>> BEGIN STORED RECORDS

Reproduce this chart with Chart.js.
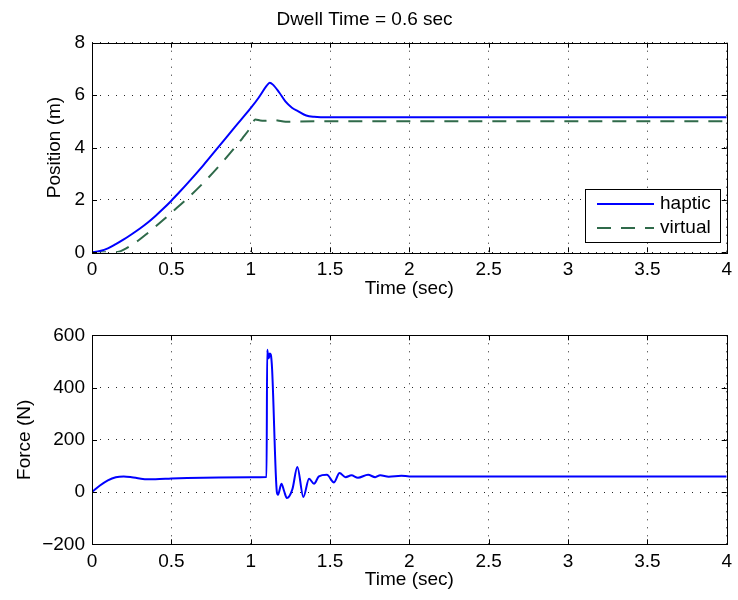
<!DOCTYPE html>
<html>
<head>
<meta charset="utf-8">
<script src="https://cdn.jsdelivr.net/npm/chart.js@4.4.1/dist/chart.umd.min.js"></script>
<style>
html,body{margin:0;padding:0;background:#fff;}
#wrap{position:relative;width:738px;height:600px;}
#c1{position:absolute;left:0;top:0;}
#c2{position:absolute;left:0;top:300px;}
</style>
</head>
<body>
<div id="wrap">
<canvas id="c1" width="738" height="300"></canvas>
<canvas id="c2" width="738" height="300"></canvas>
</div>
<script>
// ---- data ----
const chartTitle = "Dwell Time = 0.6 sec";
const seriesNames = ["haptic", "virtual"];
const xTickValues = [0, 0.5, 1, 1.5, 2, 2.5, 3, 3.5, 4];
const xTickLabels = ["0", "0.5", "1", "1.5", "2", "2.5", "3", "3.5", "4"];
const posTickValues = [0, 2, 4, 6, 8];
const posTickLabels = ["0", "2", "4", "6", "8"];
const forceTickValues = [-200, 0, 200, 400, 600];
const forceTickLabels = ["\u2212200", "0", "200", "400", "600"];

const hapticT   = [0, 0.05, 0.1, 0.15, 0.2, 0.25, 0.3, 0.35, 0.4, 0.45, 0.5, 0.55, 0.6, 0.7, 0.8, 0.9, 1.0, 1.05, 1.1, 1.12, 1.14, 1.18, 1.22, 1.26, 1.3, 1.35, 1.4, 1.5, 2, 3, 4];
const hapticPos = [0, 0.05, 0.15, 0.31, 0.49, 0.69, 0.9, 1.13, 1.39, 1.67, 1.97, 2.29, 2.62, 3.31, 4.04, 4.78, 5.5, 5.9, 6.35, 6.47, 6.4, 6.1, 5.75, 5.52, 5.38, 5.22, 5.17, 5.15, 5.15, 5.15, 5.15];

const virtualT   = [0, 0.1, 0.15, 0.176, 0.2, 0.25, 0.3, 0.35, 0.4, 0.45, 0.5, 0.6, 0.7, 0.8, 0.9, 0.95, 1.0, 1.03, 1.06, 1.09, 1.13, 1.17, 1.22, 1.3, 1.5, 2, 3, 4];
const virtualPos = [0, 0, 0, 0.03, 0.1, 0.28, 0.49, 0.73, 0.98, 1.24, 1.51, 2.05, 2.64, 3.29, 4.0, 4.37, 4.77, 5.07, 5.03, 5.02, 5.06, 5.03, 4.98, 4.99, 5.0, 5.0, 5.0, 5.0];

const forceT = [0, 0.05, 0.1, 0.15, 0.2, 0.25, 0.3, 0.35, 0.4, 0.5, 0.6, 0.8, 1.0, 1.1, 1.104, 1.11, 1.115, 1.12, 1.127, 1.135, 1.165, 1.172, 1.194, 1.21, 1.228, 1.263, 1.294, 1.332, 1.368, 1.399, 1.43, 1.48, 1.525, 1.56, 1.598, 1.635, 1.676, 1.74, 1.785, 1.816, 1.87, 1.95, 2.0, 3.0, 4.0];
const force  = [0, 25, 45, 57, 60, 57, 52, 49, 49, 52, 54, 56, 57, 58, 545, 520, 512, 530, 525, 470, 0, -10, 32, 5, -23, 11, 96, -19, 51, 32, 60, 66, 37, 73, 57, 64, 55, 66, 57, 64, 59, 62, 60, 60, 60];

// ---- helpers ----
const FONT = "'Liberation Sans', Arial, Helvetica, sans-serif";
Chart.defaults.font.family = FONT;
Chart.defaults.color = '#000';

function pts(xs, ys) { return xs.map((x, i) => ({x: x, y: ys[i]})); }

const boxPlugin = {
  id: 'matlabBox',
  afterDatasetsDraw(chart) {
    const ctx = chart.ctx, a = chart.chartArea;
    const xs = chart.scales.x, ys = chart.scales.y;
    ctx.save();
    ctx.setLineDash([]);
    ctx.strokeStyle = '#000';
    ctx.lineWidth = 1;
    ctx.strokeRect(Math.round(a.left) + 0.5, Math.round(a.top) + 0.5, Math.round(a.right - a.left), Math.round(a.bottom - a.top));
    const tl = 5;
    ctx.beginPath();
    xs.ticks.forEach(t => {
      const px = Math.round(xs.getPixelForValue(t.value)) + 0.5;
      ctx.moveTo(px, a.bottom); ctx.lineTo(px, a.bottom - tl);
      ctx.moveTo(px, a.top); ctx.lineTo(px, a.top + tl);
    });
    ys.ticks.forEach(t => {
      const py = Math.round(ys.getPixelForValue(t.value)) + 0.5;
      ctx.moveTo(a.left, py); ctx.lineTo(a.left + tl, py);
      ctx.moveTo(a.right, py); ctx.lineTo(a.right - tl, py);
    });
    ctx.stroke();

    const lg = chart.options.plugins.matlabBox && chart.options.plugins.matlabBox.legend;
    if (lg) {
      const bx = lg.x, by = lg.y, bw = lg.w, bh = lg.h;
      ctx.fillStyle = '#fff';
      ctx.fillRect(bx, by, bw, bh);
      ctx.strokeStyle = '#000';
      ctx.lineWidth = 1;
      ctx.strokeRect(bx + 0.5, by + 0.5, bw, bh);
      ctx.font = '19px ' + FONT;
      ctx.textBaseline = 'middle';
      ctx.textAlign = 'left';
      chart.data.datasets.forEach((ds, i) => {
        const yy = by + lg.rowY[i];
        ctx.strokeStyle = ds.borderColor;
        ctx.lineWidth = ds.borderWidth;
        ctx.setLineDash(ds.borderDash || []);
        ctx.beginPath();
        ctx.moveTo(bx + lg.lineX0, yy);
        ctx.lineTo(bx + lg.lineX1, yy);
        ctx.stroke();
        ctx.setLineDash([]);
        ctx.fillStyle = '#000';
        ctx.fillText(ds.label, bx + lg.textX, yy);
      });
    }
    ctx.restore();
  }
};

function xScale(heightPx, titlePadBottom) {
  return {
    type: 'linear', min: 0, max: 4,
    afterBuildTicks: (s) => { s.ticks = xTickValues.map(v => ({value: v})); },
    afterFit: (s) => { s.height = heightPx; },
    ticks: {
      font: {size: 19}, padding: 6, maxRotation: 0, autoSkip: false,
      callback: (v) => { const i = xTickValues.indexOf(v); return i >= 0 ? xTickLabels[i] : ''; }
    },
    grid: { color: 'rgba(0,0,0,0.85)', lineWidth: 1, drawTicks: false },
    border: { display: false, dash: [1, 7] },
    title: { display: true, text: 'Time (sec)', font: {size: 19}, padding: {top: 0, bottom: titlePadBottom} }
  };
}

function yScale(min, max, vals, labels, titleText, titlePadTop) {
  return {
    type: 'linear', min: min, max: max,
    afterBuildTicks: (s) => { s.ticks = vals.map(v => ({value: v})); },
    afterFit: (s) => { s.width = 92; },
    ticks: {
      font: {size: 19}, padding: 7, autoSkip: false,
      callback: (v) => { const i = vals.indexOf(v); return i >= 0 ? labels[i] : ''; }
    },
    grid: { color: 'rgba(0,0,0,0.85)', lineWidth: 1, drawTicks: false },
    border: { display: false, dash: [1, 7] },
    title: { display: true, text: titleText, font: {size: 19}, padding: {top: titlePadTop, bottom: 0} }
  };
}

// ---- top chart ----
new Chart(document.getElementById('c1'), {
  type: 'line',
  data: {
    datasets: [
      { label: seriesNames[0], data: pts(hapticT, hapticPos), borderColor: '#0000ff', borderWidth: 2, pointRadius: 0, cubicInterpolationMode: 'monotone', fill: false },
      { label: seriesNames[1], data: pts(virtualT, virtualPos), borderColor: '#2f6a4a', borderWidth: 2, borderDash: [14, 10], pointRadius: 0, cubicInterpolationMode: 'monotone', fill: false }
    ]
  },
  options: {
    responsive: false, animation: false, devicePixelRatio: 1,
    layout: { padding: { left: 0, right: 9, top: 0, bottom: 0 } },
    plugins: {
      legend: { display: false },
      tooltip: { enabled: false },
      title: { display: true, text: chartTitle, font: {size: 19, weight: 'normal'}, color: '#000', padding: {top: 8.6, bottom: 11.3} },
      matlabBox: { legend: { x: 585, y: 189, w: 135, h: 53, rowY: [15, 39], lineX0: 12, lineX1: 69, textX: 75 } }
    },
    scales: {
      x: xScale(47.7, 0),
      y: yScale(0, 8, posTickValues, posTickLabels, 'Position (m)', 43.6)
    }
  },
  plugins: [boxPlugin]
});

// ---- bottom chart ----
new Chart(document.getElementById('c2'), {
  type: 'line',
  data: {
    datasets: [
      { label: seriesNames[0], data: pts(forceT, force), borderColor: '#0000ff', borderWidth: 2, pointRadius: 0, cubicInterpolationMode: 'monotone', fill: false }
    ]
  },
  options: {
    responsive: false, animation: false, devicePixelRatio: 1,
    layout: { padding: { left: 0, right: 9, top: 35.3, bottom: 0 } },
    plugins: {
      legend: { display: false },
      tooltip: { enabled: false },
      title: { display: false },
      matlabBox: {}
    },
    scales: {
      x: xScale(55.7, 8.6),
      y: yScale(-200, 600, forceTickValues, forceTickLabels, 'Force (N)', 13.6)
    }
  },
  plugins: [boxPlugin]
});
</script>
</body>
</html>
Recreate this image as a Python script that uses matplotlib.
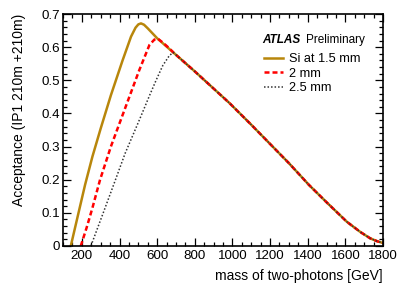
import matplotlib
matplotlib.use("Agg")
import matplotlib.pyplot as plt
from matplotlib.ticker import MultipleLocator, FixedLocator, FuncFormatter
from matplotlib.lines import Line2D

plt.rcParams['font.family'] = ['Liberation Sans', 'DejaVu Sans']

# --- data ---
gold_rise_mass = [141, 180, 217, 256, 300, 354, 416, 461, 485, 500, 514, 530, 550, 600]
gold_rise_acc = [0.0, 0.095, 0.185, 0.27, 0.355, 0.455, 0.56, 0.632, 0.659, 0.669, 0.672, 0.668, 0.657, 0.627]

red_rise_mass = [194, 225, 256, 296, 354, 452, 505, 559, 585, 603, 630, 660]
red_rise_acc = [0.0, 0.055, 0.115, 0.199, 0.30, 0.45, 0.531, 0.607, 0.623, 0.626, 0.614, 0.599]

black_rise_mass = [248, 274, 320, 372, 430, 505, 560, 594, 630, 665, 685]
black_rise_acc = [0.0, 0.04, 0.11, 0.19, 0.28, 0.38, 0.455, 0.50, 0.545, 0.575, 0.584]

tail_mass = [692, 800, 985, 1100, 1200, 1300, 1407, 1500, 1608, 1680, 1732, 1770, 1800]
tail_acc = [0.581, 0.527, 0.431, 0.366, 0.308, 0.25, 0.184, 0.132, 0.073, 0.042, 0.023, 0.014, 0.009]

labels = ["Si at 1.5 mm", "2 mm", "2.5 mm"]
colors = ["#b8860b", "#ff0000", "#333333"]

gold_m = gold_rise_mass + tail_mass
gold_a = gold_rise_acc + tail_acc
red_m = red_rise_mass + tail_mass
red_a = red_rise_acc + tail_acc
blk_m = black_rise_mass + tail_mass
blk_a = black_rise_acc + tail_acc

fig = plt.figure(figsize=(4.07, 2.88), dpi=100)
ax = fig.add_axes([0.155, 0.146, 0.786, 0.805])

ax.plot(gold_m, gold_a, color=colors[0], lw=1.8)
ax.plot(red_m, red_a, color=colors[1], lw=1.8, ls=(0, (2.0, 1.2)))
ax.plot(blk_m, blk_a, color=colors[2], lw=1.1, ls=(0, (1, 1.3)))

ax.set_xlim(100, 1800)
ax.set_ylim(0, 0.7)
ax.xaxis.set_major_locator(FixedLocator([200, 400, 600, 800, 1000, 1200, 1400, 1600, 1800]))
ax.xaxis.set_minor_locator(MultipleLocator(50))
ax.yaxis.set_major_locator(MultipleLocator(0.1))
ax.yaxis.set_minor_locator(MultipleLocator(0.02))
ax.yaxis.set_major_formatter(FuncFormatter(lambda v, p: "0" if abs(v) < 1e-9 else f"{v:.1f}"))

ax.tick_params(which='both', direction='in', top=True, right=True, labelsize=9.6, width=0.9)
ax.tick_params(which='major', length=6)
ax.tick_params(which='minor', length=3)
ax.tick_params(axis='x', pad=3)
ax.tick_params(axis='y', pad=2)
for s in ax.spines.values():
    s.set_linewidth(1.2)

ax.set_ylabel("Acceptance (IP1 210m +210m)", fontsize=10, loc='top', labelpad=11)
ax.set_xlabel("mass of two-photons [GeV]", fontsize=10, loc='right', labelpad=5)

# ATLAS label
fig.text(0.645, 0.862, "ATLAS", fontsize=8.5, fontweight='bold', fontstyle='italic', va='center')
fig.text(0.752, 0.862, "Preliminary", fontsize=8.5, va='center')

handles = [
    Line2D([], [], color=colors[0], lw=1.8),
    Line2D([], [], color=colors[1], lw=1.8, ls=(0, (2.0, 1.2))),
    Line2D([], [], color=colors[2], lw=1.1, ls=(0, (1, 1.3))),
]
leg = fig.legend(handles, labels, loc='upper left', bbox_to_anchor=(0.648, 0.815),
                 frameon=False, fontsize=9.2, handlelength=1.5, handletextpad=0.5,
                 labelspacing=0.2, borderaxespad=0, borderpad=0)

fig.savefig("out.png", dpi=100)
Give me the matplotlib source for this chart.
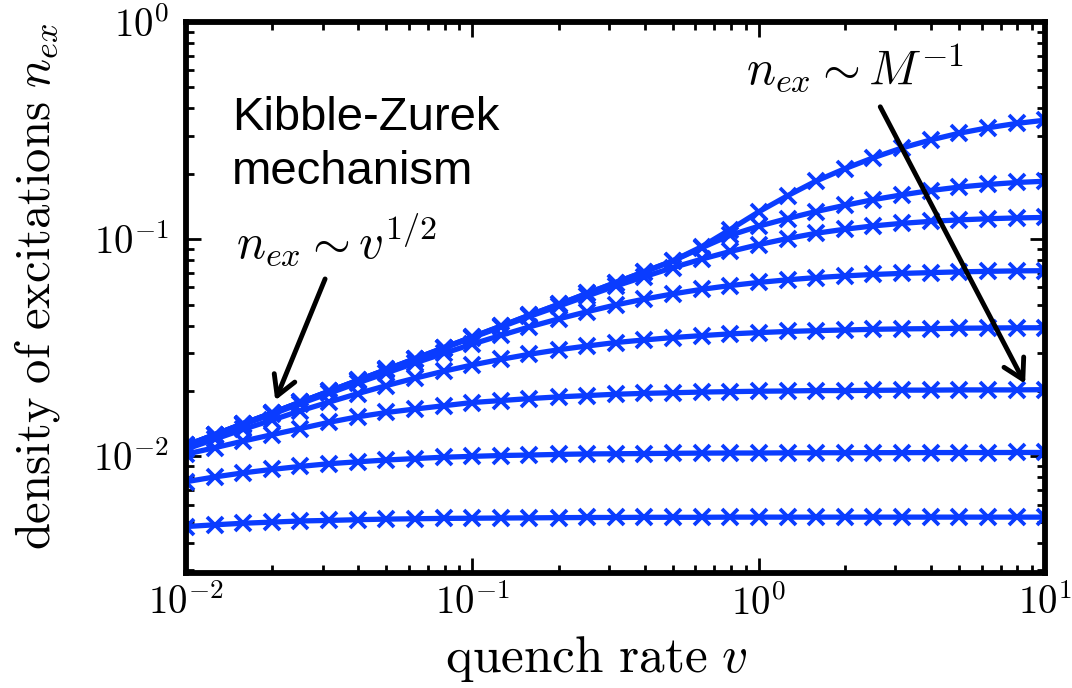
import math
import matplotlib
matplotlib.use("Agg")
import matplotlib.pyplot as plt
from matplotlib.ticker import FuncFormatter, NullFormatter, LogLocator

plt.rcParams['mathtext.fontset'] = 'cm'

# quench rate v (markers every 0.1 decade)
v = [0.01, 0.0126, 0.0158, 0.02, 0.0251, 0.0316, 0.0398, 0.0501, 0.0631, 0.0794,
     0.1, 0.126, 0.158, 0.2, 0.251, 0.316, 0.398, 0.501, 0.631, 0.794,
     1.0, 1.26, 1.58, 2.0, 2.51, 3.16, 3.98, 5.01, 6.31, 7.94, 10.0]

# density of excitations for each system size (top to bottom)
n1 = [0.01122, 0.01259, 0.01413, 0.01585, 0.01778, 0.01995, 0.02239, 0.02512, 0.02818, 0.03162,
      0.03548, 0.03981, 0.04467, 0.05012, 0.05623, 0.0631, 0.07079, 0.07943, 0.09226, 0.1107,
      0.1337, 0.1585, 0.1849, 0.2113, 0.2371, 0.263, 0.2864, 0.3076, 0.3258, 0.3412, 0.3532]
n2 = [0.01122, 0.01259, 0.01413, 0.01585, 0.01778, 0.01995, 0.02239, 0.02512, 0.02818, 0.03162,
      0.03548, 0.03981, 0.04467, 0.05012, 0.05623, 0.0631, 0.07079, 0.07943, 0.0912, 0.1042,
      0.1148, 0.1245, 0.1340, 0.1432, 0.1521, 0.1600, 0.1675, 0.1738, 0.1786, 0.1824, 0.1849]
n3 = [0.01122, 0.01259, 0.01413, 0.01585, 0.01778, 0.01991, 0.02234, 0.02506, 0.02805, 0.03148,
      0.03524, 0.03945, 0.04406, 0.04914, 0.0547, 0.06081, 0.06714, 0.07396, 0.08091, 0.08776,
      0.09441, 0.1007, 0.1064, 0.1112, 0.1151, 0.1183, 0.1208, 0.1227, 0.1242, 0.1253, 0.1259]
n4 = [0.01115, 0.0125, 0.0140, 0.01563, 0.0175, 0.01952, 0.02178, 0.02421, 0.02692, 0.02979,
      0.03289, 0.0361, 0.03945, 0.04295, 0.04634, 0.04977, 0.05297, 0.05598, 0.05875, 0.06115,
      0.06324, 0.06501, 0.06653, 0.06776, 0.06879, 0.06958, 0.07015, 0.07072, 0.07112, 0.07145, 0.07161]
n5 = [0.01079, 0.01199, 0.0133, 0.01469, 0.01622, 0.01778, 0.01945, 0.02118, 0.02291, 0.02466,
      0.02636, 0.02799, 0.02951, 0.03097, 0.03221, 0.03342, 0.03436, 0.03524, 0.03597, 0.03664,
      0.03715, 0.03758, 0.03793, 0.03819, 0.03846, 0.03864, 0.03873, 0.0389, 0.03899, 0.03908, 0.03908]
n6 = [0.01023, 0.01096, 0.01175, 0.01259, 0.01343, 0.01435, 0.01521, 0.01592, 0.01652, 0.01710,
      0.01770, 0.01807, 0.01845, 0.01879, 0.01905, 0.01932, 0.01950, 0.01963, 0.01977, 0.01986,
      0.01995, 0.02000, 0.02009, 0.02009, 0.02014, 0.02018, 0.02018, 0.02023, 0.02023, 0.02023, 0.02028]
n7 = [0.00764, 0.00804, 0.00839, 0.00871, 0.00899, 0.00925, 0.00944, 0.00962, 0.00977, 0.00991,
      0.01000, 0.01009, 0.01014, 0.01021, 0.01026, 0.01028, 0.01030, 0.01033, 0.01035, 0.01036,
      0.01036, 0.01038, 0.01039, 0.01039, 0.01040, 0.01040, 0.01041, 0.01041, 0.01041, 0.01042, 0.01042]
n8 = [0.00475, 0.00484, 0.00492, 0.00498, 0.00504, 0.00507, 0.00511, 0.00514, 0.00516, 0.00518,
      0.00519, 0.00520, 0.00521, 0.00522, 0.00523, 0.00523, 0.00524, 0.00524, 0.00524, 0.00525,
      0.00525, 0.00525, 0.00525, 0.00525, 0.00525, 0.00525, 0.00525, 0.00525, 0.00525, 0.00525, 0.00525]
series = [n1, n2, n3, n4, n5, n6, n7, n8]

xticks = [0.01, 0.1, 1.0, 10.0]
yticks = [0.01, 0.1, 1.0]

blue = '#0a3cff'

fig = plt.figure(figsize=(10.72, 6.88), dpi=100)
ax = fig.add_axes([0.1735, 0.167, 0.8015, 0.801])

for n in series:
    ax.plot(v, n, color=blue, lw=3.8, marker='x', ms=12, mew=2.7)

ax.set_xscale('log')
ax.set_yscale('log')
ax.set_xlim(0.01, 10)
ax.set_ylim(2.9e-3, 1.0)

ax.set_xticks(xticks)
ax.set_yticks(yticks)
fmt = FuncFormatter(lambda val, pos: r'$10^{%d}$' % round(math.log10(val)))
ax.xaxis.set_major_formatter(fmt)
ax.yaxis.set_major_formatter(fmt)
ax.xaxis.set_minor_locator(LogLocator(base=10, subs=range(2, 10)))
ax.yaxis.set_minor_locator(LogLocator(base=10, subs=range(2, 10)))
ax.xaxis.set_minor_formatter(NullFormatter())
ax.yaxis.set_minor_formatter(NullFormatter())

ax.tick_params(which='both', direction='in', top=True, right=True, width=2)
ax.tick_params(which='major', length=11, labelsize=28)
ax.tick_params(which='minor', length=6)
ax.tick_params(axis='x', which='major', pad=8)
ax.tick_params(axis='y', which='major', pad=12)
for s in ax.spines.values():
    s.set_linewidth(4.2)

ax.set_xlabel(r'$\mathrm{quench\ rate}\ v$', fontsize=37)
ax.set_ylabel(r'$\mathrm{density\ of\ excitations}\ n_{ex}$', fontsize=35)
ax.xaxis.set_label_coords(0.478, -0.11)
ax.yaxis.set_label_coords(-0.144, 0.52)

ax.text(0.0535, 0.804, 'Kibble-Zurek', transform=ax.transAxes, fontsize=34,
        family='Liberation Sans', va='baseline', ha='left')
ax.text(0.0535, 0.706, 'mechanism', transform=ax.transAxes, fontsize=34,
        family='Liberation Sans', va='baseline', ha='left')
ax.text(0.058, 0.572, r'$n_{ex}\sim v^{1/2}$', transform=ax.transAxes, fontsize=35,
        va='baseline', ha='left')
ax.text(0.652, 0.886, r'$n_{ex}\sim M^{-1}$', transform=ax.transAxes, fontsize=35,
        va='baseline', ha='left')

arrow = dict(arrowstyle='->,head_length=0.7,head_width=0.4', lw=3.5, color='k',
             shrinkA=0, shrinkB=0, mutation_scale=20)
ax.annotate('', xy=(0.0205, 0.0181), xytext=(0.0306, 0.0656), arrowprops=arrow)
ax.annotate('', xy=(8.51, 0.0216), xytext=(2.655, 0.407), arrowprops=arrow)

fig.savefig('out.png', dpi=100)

>> END STORED RECORDS

Quote the records above exactly, from the first line through the line containing "5.0, 5.0, 5.0];", and leave out the pictures.

* **EXERCISE RESULT**:
Reproduce this chart with Chart.js.
<!DOCTYPE html>
<html>
<head>
<meta charset="utf-8">
<script src="https://cdn.jsdelivr.net/npm/chart.js@4.4.1/dist/chart.umd.min.js"></script>
<style>
html,body{margin:0;padding:0;background:#fff;}
#wrap{position:relative;width:738px;height:600px;}
#c1{position:absolute;left:0;top:0;}
#c2{position:absolute;left:0;top:300px;}
</style>
</head>
<body>
<div id="wrap">
<canvas id="c1" width="738" height="300"></canvas>
<canvas id="c2" width="738" height="300"></canvas>
</div>
<script>
// ---- data ----
const chartTitle = "Dwell Time = 0.6 sec";
const seriesNames = ["haptic", "virtual"];
const xTickValues = [0, 0.5, 1, 1.5, 2, 2.5, 3, 3.5, 4];
const xTickLabels = ["0", "0.5", "1", "1.5", "2", "2.5", "3", "3.5", "4"];
const posTickValues = [0, 2, 4, 6, 8];
const posTickLabels = ["0", "2", "4", "6", "8"];
const forceTickValues = [-200, 0, 200, 400, 600];
const forceTickLabels = ["\u2212200", "0", "200", "400", "600"];

const hapticT   = [0, 0.05, 0.1, 0.15, 0.2, 0.25, 0.3, 0.35, 0.4, 0.45, 0.5, 0.55, 0.6, 0.7, 0.8, 0.9, 1.0, 1.05, 1.1, 1.12, 1.14, 1.18, 1.22, 1.26, 1.3, 1.35, 1.4, 1.5, 2, 3, 4];
const hapticPos = [0, 0.05, 0.15, 0.31, 0.49, 0.69, 0.9, 1.13, 1.39, 1.67, 1.97, 2.29, 2.62, 3.31, 4.04, 4.78, 5.5, 5.9, 6.35, 6.47, 6.4, 6.1, 5.75, 5.52, 5.38, 5.22, 5.17, 5.15, 5.15, 5.15, 5.15];

const virtualT   = [0, 0.1, 0.15, 0.176, 0.2, 0.25, 0.3, 0.35, 0.4, 0.45, 0.5, 0.6, 0.7, 0.8, 0.9, 0.95, 1.0, 1.03, 1.06, 1.09, 1.13, 1.17, 1.22, 1.3, 1.5, 2, 3, 4];
const virtualPos = [0, 0, 0, 0.03, 0.1, 0.28, 0.49, 0.73, 0.98, 1.24, 1.51, 2.05, 2.64, 3.29, 4.0, 4.37, 4.77, 5.07, 5.03, 5.02, 5.06, 5.03, 4.98, 4.99, 5.0, 5.0, 5.0, 5.0];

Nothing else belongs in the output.